## Directive
Scan the listing below for the word "that" and state how many lines hold it. Write nothing but the number.
-- Begin --
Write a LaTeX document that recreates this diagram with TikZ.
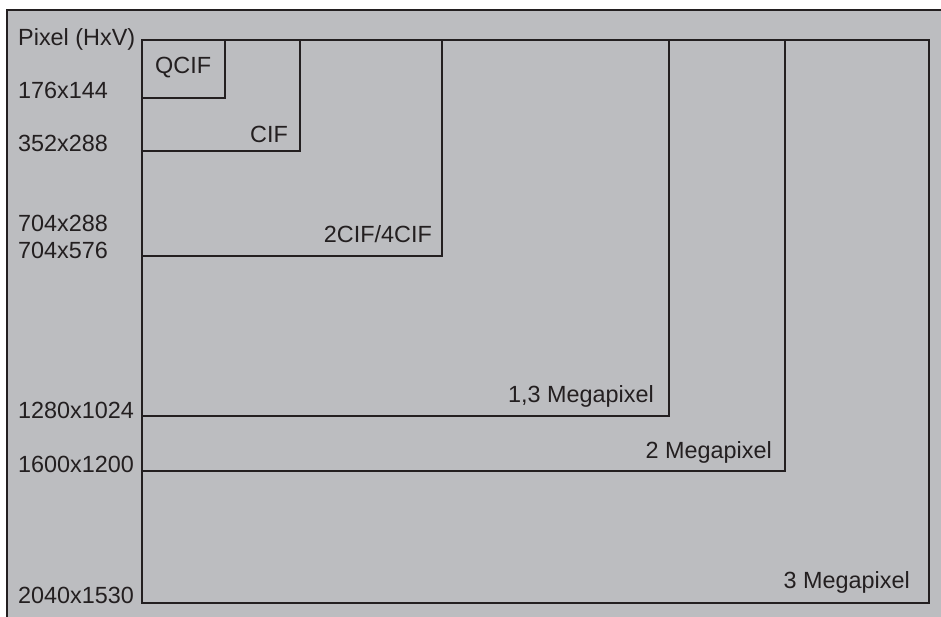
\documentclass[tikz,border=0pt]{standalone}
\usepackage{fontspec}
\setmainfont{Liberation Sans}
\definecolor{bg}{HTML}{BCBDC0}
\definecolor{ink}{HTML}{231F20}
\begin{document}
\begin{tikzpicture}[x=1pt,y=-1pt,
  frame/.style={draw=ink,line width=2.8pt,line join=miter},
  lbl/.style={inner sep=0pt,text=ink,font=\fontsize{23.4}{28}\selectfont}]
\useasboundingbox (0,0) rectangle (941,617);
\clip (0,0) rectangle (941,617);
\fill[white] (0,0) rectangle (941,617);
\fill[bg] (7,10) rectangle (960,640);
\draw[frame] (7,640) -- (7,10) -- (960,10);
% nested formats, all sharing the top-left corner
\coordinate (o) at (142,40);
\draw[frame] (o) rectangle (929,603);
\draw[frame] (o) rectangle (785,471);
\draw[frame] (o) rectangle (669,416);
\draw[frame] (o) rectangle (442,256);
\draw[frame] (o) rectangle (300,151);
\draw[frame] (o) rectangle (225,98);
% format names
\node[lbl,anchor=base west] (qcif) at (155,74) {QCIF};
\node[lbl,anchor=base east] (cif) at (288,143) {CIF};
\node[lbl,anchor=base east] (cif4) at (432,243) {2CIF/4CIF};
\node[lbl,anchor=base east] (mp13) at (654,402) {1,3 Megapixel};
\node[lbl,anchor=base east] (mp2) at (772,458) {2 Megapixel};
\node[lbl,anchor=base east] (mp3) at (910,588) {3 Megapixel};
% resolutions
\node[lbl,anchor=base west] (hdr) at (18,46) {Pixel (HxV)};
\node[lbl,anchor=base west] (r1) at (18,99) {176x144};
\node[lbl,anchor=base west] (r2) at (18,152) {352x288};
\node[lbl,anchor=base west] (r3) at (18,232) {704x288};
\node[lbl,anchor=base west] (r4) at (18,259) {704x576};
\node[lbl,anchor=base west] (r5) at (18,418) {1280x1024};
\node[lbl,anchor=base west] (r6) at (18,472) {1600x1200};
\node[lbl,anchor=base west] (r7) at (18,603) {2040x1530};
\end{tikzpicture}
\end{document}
-- End --
-- Begin --
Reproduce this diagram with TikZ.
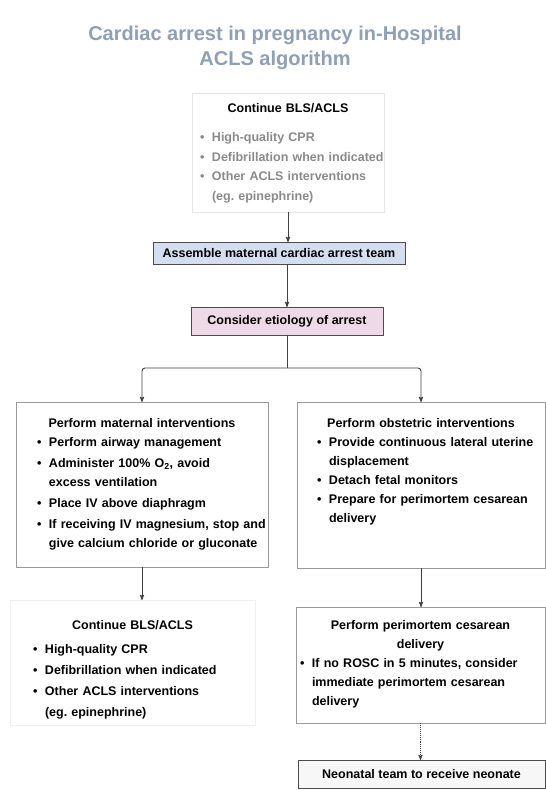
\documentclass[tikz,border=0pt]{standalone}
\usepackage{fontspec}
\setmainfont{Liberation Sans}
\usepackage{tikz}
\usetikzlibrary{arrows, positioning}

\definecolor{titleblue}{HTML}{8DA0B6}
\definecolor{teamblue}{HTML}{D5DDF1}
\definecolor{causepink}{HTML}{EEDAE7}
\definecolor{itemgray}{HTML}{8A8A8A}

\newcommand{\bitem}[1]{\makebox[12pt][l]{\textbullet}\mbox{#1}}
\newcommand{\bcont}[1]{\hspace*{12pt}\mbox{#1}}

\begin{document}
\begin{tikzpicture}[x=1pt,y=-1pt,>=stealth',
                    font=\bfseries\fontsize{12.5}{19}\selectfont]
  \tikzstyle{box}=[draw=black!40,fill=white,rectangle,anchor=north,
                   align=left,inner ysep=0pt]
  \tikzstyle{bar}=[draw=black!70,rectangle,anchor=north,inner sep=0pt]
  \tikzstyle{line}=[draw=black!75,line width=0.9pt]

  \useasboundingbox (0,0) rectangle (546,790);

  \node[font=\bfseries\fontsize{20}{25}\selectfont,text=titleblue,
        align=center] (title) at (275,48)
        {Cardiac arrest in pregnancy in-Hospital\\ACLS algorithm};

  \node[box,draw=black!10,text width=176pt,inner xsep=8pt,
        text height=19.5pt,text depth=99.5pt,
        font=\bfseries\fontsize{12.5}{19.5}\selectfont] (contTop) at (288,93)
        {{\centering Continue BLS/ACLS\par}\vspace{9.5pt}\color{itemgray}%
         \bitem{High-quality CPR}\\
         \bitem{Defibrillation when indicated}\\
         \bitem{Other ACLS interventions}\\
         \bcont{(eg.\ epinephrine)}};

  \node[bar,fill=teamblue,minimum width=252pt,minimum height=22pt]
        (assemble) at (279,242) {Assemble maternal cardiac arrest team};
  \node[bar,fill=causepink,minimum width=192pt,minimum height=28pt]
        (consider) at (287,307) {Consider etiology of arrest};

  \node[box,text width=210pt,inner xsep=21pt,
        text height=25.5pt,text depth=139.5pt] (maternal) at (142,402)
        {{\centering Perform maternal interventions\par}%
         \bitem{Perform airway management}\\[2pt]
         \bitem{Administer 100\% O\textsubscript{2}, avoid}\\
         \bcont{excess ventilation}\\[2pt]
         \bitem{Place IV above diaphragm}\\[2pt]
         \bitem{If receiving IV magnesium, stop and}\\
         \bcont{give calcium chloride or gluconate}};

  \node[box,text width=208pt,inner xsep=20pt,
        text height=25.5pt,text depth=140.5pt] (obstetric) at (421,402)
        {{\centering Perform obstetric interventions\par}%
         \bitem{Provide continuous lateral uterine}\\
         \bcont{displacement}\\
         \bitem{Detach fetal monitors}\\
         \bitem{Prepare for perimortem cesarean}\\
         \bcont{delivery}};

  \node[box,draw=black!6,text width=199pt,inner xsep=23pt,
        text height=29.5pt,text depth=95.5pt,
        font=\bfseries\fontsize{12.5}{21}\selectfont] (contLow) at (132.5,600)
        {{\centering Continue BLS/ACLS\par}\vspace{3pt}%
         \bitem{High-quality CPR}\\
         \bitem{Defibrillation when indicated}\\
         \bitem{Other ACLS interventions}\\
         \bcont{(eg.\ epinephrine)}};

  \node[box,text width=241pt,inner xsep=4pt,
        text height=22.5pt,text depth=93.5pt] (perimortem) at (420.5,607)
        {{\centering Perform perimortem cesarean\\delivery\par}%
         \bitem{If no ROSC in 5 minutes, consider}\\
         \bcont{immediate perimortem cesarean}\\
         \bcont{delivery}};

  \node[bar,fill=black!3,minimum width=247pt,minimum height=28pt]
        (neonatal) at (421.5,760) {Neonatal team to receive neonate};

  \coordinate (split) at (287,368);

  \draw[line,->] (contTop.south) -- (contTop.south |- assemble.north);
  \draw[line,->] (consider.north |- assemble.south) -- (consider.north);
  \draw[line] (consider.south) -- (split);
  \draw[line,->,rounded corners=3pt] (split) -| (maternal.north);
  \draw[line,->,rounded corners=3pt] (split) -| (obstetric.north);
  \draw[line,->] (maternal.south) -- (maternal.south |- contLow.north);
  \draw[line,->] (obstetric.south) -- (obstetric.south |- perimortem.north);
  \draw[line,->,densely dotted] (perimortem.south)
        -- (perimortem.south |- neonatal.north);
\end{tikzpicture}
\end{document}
-- End --
-- Begin --
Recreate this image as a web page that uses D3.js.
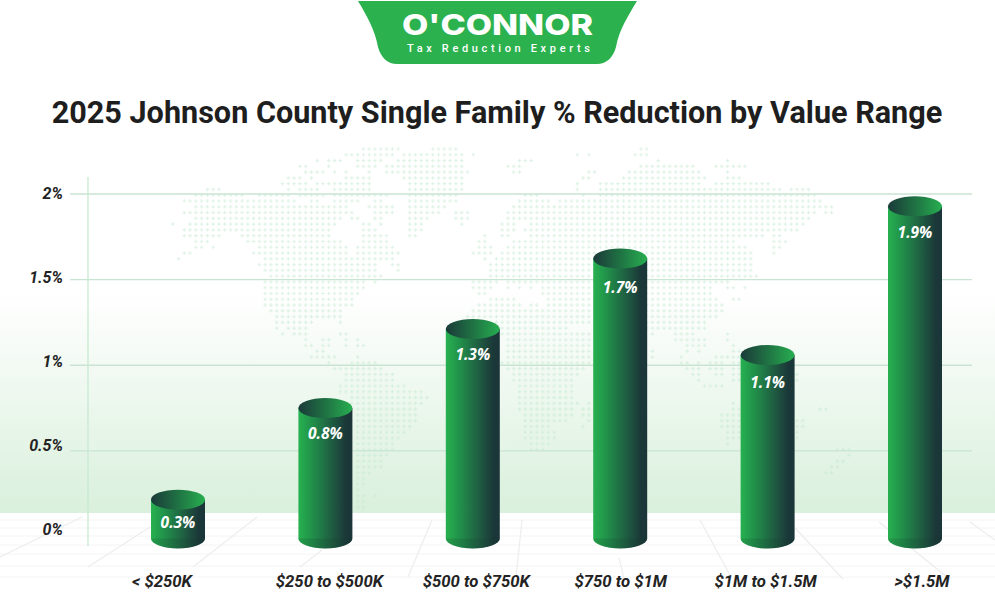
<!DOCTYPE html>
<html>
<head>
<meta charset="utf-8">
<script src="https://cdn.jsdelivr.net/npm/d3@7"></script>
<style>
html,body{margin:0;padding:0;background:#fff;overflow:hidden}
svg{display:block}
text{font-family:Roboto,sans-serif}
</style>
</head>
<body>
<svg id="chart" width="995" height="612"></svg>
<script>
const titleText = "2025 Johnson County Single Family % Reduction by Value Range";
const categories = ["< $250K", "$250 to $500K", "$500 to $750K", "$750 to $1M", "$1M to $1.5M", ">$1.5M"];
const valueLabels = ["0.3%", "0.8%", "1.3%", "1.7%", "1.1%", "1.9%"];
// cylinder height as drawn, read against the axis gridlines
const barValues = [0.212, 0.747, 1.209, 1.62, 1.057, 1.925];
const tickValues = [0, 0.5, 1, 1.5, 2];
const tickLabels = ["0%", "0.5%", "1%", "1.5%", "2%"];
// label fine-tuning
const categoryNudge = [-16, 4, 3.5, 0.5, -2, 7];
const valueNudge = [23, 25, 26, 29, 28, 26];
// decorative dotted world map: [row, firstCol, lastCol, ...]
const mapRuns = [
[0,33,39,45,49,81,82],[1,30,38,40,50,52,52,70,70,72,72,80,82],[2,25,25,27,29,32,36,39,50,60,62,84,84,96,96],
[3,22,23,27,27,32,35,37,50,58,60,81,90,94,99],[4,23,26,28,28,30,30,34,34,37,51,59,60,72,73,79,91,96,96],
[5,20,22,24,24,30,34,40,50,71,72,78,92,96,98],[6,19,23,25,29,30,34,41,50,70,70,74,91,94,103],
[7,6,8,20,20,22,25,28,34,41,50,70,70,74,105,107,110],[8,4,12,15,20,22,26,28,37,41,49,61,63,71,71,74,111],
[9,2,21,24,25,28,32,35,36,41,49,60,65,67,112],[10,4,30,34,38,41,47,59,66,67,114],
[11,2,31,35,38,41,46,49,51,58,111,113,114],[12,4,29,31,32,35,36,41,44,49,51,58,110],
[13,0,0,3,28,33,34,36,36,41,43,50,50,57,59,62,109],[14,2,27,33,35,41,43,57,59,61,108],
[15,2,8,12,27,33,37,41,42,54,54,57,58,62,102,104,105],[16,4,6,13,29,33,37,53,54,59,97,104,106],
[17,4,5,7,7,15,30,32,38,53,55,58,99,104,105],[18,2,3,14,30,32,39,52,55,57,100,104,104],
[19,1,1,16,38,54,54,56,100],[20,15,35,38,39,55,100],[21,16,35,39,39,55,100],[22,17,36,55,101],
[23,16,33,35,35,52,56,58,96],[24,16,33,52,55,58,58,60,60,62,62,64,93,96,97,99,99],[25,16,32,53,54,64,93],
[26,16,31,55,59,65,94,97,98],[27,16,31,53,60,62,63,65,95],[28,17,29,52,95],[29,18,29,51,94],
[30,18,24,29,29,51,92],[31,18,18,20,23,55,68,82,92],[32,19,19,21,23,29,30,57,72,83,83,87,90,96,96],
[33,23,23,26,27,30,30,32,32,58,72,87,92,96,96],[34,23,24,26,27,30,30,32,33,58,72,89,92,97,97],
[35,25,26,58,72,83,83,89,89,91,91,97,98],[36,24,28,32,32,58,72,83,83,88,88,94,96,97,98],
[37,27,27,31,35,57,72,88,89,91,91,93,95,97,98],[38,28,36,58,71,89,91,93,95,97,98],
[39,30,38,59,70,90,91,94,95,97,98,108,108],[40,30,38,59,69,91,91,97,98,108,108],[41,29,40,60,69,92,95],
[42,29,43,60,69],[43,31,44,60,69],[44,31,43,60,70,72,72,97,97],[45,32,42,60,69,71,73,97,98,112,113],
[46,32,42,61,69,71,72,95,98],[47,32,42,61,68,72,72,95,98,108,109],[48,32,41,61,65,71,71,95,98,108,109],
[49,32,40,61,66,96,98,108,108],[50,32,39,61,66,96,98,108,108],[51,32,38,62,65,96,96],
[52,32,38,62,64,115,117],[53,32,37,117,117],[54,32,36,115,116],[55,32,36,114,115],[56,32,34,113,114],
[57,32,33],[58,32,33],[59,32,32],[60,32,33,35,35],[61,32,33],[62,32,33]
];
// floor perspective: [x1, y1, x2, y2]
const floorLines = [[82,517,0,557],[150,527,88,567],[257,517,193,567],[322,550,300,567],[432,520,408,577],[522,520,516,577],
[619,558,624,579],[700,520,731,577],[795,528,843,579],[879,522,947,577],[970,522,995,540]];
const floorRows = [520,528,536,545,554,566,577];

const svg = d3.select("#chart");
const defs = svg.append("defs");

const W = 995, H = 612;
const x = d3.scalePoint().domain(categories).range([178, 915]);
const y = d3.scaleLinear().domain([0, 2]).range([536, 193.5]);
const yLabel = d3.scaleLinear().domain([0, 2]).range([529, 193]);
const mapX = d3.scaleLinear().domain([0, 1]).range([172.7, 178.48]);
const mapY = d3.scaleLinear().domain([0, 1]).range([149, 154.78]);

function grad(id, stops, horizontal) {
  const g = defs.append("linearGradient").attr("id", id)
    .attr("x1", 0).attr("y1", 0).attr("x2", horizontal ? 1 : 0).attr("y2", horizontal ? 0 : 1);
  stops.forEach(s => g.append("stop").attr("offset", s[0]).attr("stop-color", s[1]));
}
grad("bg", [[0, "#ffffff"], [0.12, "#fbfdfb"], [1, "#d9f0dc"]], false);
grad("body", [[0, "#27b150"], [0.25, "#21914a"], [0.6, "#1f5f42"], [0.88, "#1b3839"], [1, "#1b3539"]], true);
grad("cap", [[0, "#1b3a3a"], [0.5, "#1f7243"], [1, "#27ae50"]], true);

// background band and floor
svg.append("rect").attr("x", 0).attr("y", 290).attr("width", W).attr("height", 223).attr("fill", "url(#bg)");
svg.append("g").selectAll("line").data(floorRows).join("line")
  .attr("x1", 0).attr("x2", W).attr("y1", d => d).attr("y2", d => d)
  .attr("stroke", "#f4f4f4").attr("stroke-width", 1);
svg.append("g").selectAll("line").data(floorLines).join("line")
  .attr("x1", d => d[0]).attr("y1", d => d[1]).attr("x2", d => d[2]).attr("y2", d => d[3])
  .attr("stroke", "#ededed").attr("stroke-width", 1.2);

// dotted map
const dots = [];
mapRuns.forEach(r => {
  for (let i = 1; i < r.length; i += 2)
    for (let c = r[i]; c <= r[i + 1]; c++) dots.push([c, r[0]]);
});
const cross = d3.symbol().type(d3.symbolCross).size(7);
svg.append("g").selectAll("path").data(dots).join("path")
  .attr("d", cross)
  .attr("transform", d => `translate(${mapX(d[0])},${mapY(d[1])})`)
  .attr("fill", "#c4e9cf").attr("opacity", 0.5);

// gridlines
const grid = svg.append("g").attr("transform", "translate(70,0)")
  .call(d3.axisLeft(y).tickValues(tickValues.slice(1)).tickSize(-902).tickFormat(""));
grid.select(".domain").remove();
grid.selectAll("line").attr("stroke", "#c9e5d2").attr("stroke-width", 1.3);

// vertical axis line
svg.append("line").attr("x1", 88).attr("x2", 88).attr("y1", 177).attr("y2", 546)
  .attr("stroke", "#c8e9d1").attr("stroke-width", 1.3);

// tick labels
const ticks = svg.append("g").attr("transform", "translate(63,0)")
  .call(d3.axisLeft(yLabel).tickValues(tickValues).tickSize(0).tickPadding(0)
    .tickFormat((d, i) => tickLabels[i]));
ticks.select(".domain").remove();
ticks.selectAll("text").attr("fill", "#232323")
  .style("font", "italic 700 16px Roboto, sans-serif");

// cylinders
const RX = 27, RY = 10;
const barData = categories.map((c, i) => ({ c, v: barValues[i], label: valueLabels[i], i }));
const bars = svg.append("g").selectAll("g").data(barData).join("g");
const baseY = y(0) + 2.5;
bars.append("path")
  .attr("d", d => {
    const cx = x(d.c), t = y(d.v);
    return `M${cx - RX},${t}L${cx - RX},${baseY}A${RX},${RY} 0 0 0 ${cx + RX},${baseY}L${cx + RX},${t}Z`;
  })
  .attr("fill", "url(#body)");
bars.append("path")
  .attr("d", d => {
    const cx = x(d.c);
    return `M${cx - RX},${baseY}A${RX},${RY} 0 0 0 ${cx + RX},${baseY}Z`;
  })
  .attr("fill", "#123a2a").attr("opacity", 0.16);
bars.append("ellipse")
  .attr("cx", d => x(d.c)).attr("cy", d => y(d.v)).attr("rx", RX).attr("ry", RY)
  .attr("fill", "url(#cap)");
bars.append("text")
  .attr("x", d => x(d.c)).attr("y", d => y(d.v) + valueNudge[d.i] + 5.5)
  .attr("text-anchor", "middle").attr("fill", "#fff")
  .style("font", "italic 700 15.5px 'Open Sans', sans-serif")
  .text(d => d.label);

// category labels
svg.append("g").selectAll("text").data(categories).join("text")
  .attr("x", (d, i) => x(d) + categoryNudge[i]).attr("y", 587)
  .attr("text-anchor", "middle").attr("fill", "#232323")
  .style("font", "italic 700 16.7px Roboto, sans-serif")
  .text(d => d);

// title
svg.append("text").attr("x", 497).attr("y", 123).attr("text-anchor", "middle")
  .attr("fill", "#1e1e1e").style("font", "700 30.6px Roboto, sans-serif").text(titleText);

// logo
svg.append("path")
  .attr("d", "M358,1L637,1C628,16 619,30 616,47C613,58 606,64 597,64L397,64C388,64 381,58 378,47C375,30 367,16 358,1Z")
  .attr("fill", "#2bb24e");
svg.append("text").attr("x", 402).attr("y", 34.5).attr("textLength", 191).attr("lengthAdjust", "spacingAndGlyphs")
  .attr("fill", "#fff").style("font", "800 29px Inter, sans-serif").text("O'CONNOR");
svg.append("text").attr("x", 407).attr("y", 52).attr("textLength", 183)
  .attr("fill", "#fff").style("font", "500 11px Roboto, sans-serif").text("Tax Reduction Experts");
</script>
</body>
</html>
-- End --
## Solved problem
2